With education, traders can avoid wash sale losses. That is better than ignoring taxpayer rules and playing the audit lottery with the IRS.
2. Messing up Form 8949 cost-basis reporting:
The IRS requires reporting each securities trade on Form 8949 with the description, dates acquired and sold, proceeds, cost basis, code, adjustments, and gain or loss.
The primary adjustment is for wash sales. Other cost-basis adjustments include corporate actions (stock splits and reinvested dividends), inherited positions, gifts, and transfers from other accounts. Taxpayers often use incorrect amounts for these items.

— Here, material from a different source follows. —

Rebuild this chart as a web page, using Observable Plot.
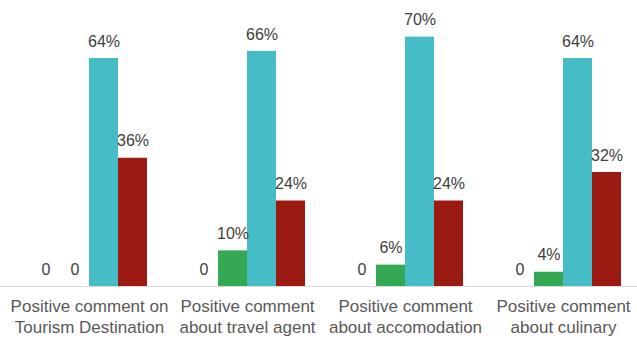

There is one scenario where a taxpayer can solely rely on a 1099-B and skip filing Form 8949 by entering 1099-B amounts on Schedule D: when the taxpayer has only one brokerage account and trades equities only with no trading in equity options, which are substantially identical positions. Plus, the taxpayer must not have any wash sale loss or other adjustments.
However, if you trade options and equities, which are substantially identical positions, and/or you have multiple brokerage accounts, including IRAs, then you need trade accounting software that’s compliant with Section 1091 to generate Form 8949. Most software available through brokerage websites are not compliant with taxpayer rules in Section 1091. Download the original trade history from your broker’s website into a compliant program to generate Form 8949 or Form 4797 with Section 475.